General information
- Type: Utility aircraft
- National origin: Indonesia
- Manufacturer: LAPAN
- Status: Abandoned project

= LAPAN XT-400 =

The LAPAN XT-400, (Lembaga Penerbangan dan Antariksa Nasional - National Institute of Aeronautics and Space), was a twin-engine STOL utility aircraft under development by the government of Indonesia in the late 1970s into the early 1980s. The programme was cancelled without the prototype having been completed or flown. It was to have provided passenger and cargo transport from rough and unprepared fields, with secondary roles as an aerial survey platform and air ambulance.

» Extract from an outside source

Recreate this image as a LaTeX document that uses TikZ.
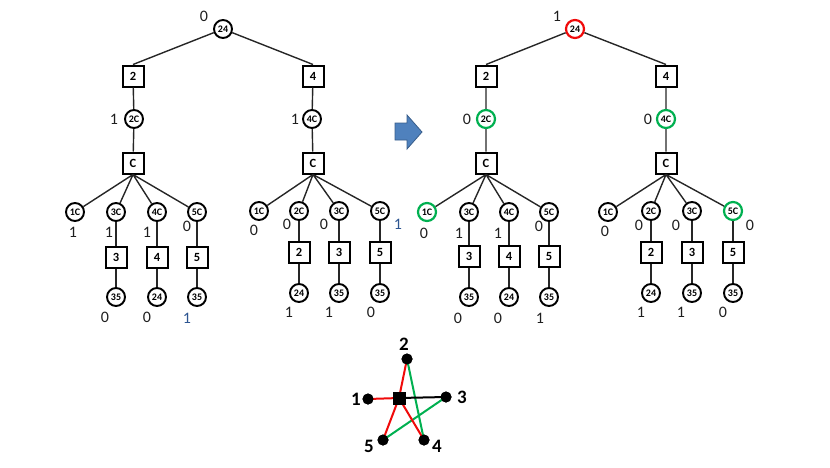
\documentclass[tikz,border=0pt]{standalone}
\usepackage{fontspec}
\setmainfont{Carlito}
\definecolor{gr}{RGB}{0,176,80}
\definecolor{rd}{RGB}{240,10,10}
\definecolor{bl}{RGB}{45,85,145}
\definecolor{txt}{RGB}{30,30,30}
\definecolor{arrf}{RGB}{79,129,189}
\definecolor{arrd}{RGB}{56,93,138}
\begin{document}
\begin{tikzpicture}[x=1pt,y=-1pt,
  cn/.style={circle,draw=black,line width=1.9pt,minimum size=18pt,inner sep=0pt,font=\bfseries\fontsize{10}{10}\selectfont},
  gc/.style={cn,draw=gr,line width=2.2pt},
  rc/.style={cn,draw=rd,line width=2.2pt},
  sq/.style={rectangle,draw=black,line width=2pt,minimum size=21pt,inner sep=0pt,font=\bfseries\fontsize{12.5}{13}\selectfont},
  lb/.style={inner sep=0pt,text=txt,font=\fontsize{16}{17}\selectfont},
  bb/.style={lb,text=bl},
  ed/.style={draw=black!85,line width=1.4pt},
  dot/.style={circle,fill=black,minimum size=11pt,inner sep=0pt},
  sl/.style={inner sep=0pt,font=\bfseries\fontsize{19}{20}\selectfont},
  se/.style={line width=2pt}]
\useasboundingbox (0,0) rectangle (830,467);

% ---------------- left tree ----------------
\node[cn] (r) at (223,29) {24};
\node[lb] (rl) at (204,16) {0};
\node[sq] (a2) at (133,76) {2};
\node[sq] (a4) at (313,76) {4};
\node[cn] (a2c) at (134,119) {2C};
\node[lb] at (114,119) {1};
\node[cn] (a4c) at (312,119) {4C};
\node[lb] at (295,119) {1};
\node[sq] (aC) at (133,163) {C};
\node[sq] (bC) at (313,163) {C};
\draw[ed] (r) -- (a2.north) (r) -- (a4.north) (a2) -- (a2c) -- (aC) (a4) -- (a4c) -- (bC);

\node[cn] (p1) at (75,212) {1C};
\node[cn] (p3) at (116,212) {3C};
\node[cn] (p4) at (157,212) {4C};
\node[cn] (p5) at (197,212) {5C};
\node[sq] (ps3) at (116,257) {3};
\node[sq] (ps4) at (157,257) {4};
\node[sq] (ps5) at (197,257) {5};
\node[cn] (pb3) at (116,297) {35};
\node[cn] (pb4) at (157,297) {24};
\node[cn] (pb5) at (197,297) {35};
\draw[ed] (aC.south) -- (p1) (aC.south) -- (p3) (aC.south) -- (p4) (aC.south) -- (p5);
\draw[ed] (p3) -- (ps3) -- (pb3) (p4) -- (ps4) -- (pb4) (p5) -- (ps5) -- (pb5);
\node[lb] at (73,232) {1};
\node[lb] at (109,232) {1};
\node[lb] at (147,232) {1};
\node[lb] at (187,226) {0};
\node[lb] at (105,317) {0};
\node[lb] at (147,317) {0};
\node[bb] at (187,318) {1};

\node[cn] (q1) at (259,211) {1C};
\node[cn] (q2) at (299,211) {2C};
\node[cn] (q3) at (339,211) {3C};
\node[cn] (q5) at (380,211) {5C};
\node[sq] (qs2) at (299,252) {2};
\node[sq] (qs3) at (339,252) {3};
\node[sq] (qs5) at (380,252) {5};
\node[cn] (qb2) at (299,293) {24};
\node[cn] (qb3) at (339,293) {35};
\node[cn] (qb5) at (380,293) {35};
\draw[ed] (bC.south) -- (q1) (bC.south) -- (q2) (bC.south) -- (q3) (bC.south) -- (q5);
\draw[ed] (q2) -- (qs2) -- (qb2) (q3) -- (qs3) -- (qb3) (q5) -- (qs5) -- (qb5);
\node[lb] at (254,230) {0};
\node[lb] at (287,224) {0};
\node[lb] at (324,224) {0};
\node[bb] at (398,224) {1};
\node[lb] at (289,312) {1};
\node[lb] at (329,312) {1};
\node[lb] at (371,312) {0};

% ---------------- arrow ----------------
\fill[arrf,draw=arrd,line width=0.8pt] (395,123) -- (407,123) -- (407,115) -- (422,132) -- (407,149) -- (407,140) -- (395,140) -- cycle;

% ---------------- right tree ----------------
\node[rc] (R) at (575,29) {24};
\node[lb] at (557,16) {1};
\node[sq] (A2) at (486,76) {2};
\node[sq] (A4) at (666,76) {4};
\node[gc] (A2c) at (486,119) {2C};
\node[lb] at (467,119) {0};
\node[gc] (A4c) at (666,119) {4C};
\node[lb] at (648,119) {0};
\node[sq] (AC) at (486,163) {C};
\node[sq] (BC) at (666,163) {C};
\draw[ed] (R) -- (A2.north) (R) -- (A4.north) (A2) -- (A2c) -- (AC) (A4) -- (A4c) -- (BC);

\node[gc] (P1) at (427,212) {1C};
\node[cn] (P3) at (469,212) {3C};
\node[cn] (P4) at (509,212) {4C};
\node[cn] (P5) at (549,212) {5C};
\node[sq] (PS3) at (469,256) {3};
\node[sq] (PS4) at (509,256) {4};
\node[sq] (PS5) at (549,256) {5};
\node[cn] (PB3) at (469,297) {35};
\node[cn] (PB4) at (509,297) {24};
\node[cn] (PB5) at (549,297) {35};
\draw[ed] (AC.south) -- (P1) (AC.south) -- (P3) (AC.south) -- (P4) (AC.south) -- (P5);
\draw[ed] (P3) -- (PS3) -- (PB3) (P4) -- (PS4) -- (PB4) (P5) -- (PS5) -- (PB5);
\node[lb] at (424,233) {0};
\node[lb] at (459,233) {1};
\node[lb] at (498,233) {1};
\node[lb] at (539,226) {0};
\node[lb] at (458,318) {0};
\node[lb] at (498,318) {0};
\node[lb] at (540,318) {1};

\node[cn] (Q1) at (608,212) {1C};
\node[cn] (Q2) at (651,211) {2C};
\node[cn] (Q3) at (692,211) {3C};
\node[gc] (Q5) at (733,211) {5C};
\node[sq] (QS2) at (651,252) {2};
\node[sq] (QS3) at (692,252) {3};
\node[sq] (QS5) at (733,252) {5};
\node[cn] (QB2) at (651,293) {24};
\node[cn] (QB3) at (692,293) {35};
\node[cn] (QB5) at (733,293) {35};
\draw[ed] (BC.south) -- (Q1) (BC.south) -- (Q2) (BC.south) -- (Q3) (BC.south) -- (Q5);
\draw[ed] (Q2) -- (QS2) -- (QB2) (Q3) -- (QS3) -- (QB3) (Q5) -- (QS5) -- (QB5);
\node[lb] at (605,231) {0};
\node[lb] at (639,225) {0};
\node[lb] at (676,225) {0};
\node[lb] at (750,225) {0};
\node[lb] at (641,312) {1};
\node[lb] at (681,312) {1};
\node[lb] at (723,312) {0};

% ---------------- star ----------------
\node[rectangle,fill=black,minimum size=13pt,inner sep=0pt] (s0) at (399,398) {};
\node[dot] (s1) at (368,399) {};
\node[dot] (s2) at (407,359) {};
\node[dot] (s3) at (446,397) {};
\node[dot] (s4) at (424,440) {};
\node[dot] (s5) at (383,440) {};
\node[sl] at (404,344) {2};
\node[sl] at (356,399) {1};
\node[sl] at (462,397) {3};
\node[sl] at (437,446) {4};
\node[sl] at (369,446) {5};
\draw[se,gr] (s2.center) -- (s4.center) (s3.center) -- (s5.center);
\draw[se,rd] (s0.center) -- (s2.center) (s0.center) -- (s1.center) (s0.center) -- (s5.center) (s0.center) -- (s4.center);
\draw[se,black] (s0.center) -- (s3.center);
\node[rectangle,fill=black,minimum size=13pt,inner sep=0pt] at (s0) {};
\node[dot] at (s1) {};
\node[dot] at (s2) {};
\node[dot] at (s3) {};
\node[dot] at (s4) {};
\node[dot] at (s5) {};
\end{tikzpicture}
\end{document}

The design itself was that of a conventional, strut-braced, high-wing monoplane, similar in general appearance to the Britten-Norman Islander, but with an upswept rear fuselage to provide for clamshell cargo doors underneath the tail. The main units of the fixed, tricycle undercarriage were carried on short stub-wings on the lower fuselage, which also provided the attachment points for the wing struts. This arrangement allowed the fuselage to maintain a rectangular cross-section along its length without landing gear components or attachment points intruding into the cargo space. The original design was for an eight-seat aircraft, but a follow-on version with 12 seats was anticipated. Had it flown, the XT-400 would have been the first aircraft of Indonesian design to carry more than three people. Construction throughout was of metal.

Work on the prototype commenced in 1977, with a first flight anticipated in 1980. This however did not transpire, and the XT-400 project was cancelled in 1981 with the prototype still unfinished.